As we talked in an Istanbul café, Kepenek said she had worked for a number of mainstream newspapers before getting a job with the Dicle News Agency, a Kurdish outfit. She is Turkish, not Kurdish, an issue she says interrogators repeatedly raised, asking why she would work for Kurds. She said that there had been no reason to arrest her, and tried to sound brave about the seven-year prison term she faces if convicted. Then tears welled up, and she paused. "But I am afraid of being attacked in the street," she said, "and I'm afraid of something happening to my family."

Not far away, piles of the Arrested Journalist (Tutuklu Gazete), a special-issue newspaper put out by the Journalists Union of Turkey, sit in its Istanbul office. In the newspaper, imprisoned journalists deny the charges against them and describe prison life. WE ARE NOT TERRORISTS. WE ARE JOURNALISTS, reads one headline.

"The root of the problem is badly written laws," declared Ercan Ipekci, president of the union. For several years, Ipekci said, his group has sought without success to meet with the government to discuss the problems. But his union doesn't wield much clout; only 5 percent of Turkish journalists are members. "I have no hopes," he admitted. "The government really doesn't want to improve the situation."

Turkish officials say they believe in a free press and deny the "myth" of imprisoned journalists, instead accusing those detained of "participating or praising violence and terrorism." They similarly refute the recent CPJ report, calling it "one-sided," according to Today's Zaman newspaper.

Yet in November, Turkish officials said they would soon present a proposal to the parliament that would reform the ways journalists are treated. And officials have been quoted in Turkish newspapers predicting that these reforms will reduce the cases against Turkey filed with the European Court of Human Rights.
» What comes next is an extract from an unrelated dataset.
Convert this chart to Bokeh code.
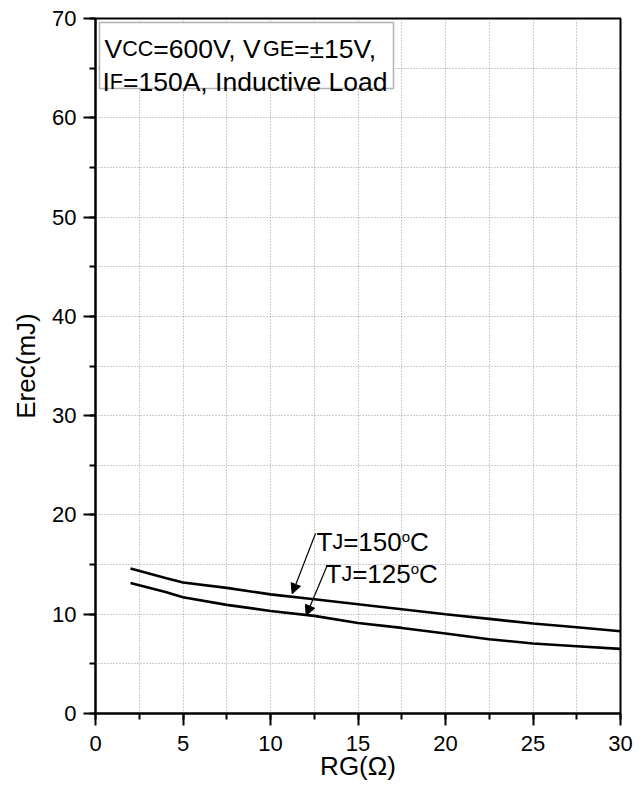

At a court appearance 10 months after his arrest, Ahmet Sik denied the charges against him and also took the opportunity to indict the system that imprisoned him. His courtroom statement was a lecture on journalism that ran 12 typewritten pages. "What is being subject to prosecution and trial today is the journalism profession itself," he said. "It is yet another breach of expression, covered up with a fig leaf."

Upon his unexpected release in March 2012, Sik's fury was undiminished. "The police, prosecutors, and judges who plotted and executed this conspiracy will enter this prison," he told reporters outside the jail. "Justice will prevail when they enter here."

But his words had a different result. In July, a court ruled that his comments outside the prison had "insulted public officials," among other violations, and thus added three to seven years to the sentence he is facing.